The total economic activity is measured by GDP - Gross Domestic Product. It’s a measure across the entire GIGANTIC multi trillion dollar national economy. It’s not your family’s, city, county or state GDP.
Most of the time GDP is slightly growing - called “expansion”. if you even out the repetitive expansion/recession cycles, the result is a straight line moving up long term.
The GDP calculation can be misleading! That’s a topic all by itself. Read our “GDP Primer” blog post here.
But like many economic and natural quantities when measured, this measure moves up and down by relatively small amounts; it cycles. Call it the business cycle. The timing and depth/height of these cycles cannot be predetermined.
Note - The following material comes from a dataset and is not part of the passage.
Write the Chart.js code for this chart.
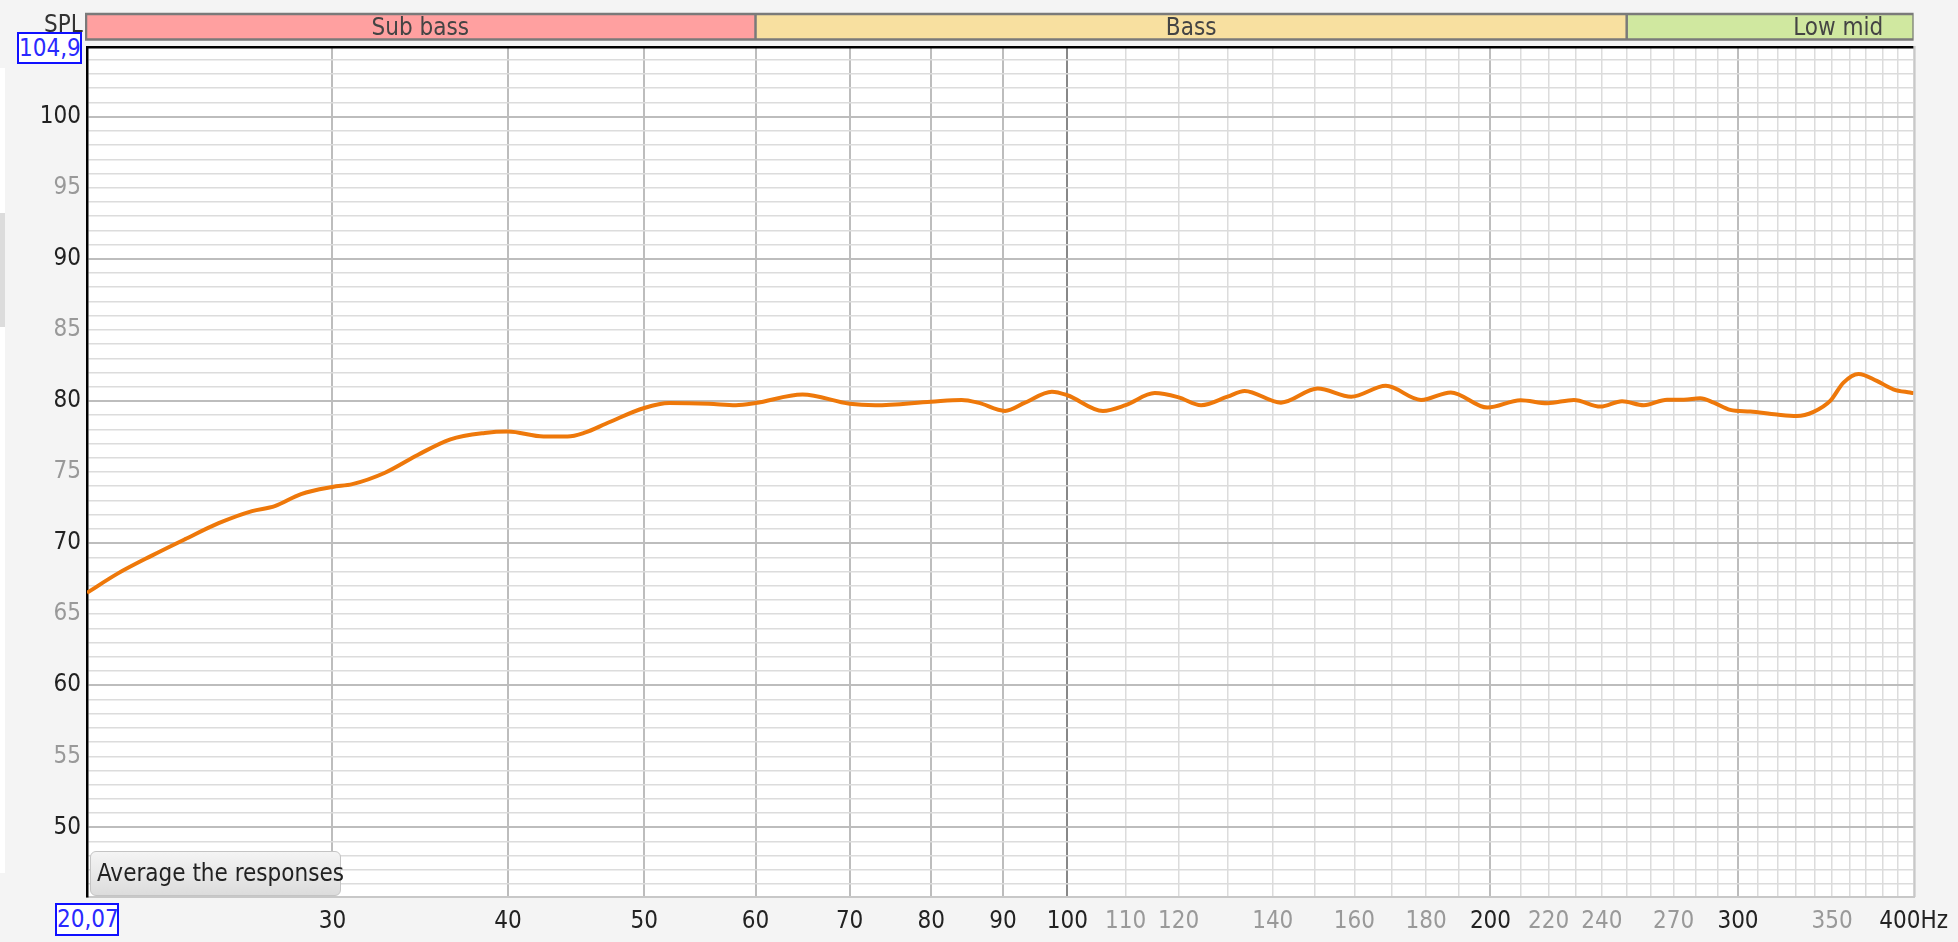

Occasionally the GDP number contracts instead of grows. If it contracts for two quarters in a row, it is labeled a “recession”. It’s a label, nothing else. Recession, though not desired since it represents a slight softening of overall national economic activity, is normal and expected in the ongoing business cycle.
You only know the economy has been in recession after the fact. People guess, ‘I think we may be in recession now.” The answer is only known after the fact.
Journalists and other content producers need to attract eyeballs to their content. Whether cable news, websites/streaming, social media, emails, junk mail and, yes, even magazines and newspapers. Fear mongering always attracts eyeballs, particularly stories that we think could impact our family’s financial security.
As you are moving about in the world around you, it would be difficult to be able to sense recession. Because no matter if the GDP numbers show that we were recently in expansion or recession, you will see layoffs, hiring, bankruptcies, start-ups growing, markets declining, rising, construction of new buildings, kids growing up, etc. The world continues operating no matter if we were recently in recession or expansion. At any moment in time, there are signs of economic expansion and contraction to be seen - it’s always a mixed picture.
From a stock market and practical perspective - often the market drops due to recession and the recession itself is over before we know we were just in a recession.The market tends to reflect the immediate future economy. So the market drop seen in the first three quarters of 2022 could be seen as an indicator of a recession that we may be in now or soon. (Again, the way we quantify a recession, we only know when we were recently in a recession.)
Economic related statistics published regularly, promoted prominently on many platforms, can have a big impact on how we view our world, including stoking fear and concern.
For example, suppose you’ve been laid off and you’re looking for a job. I’ve helped a lot of people with training to help them accelerate their job search over the years. They may see statistics that indicate that the jobs market is currently less healthy than it had been, and that can be very disheartening.
I explain to them that if you just got laid off, the unemployment rate is 100% and if you’ve just been rehired, the unemployment rate is 0%. Even during the worst of times, companies are hiring. Even during the best of times, companies are laying off.
Our personal current financial situation is often not tied to what is going on as described by a huge national measure.
I encourage you to focus on what you can control. Please don’t allow movements of a huge national economic measure to control you or your enthusiasm.
Focus on your professional/career/financial health, or other areas of your health - physical, spiritual, relationships.
Specifically for professional/career/financial health. Take your customer experience to a higher level. Stay networked so that you are better positioned to be considered for a promotion or find a new job should you get laid off. Take a look at your spending. Increase your cash reserves to enhance your peace of mind.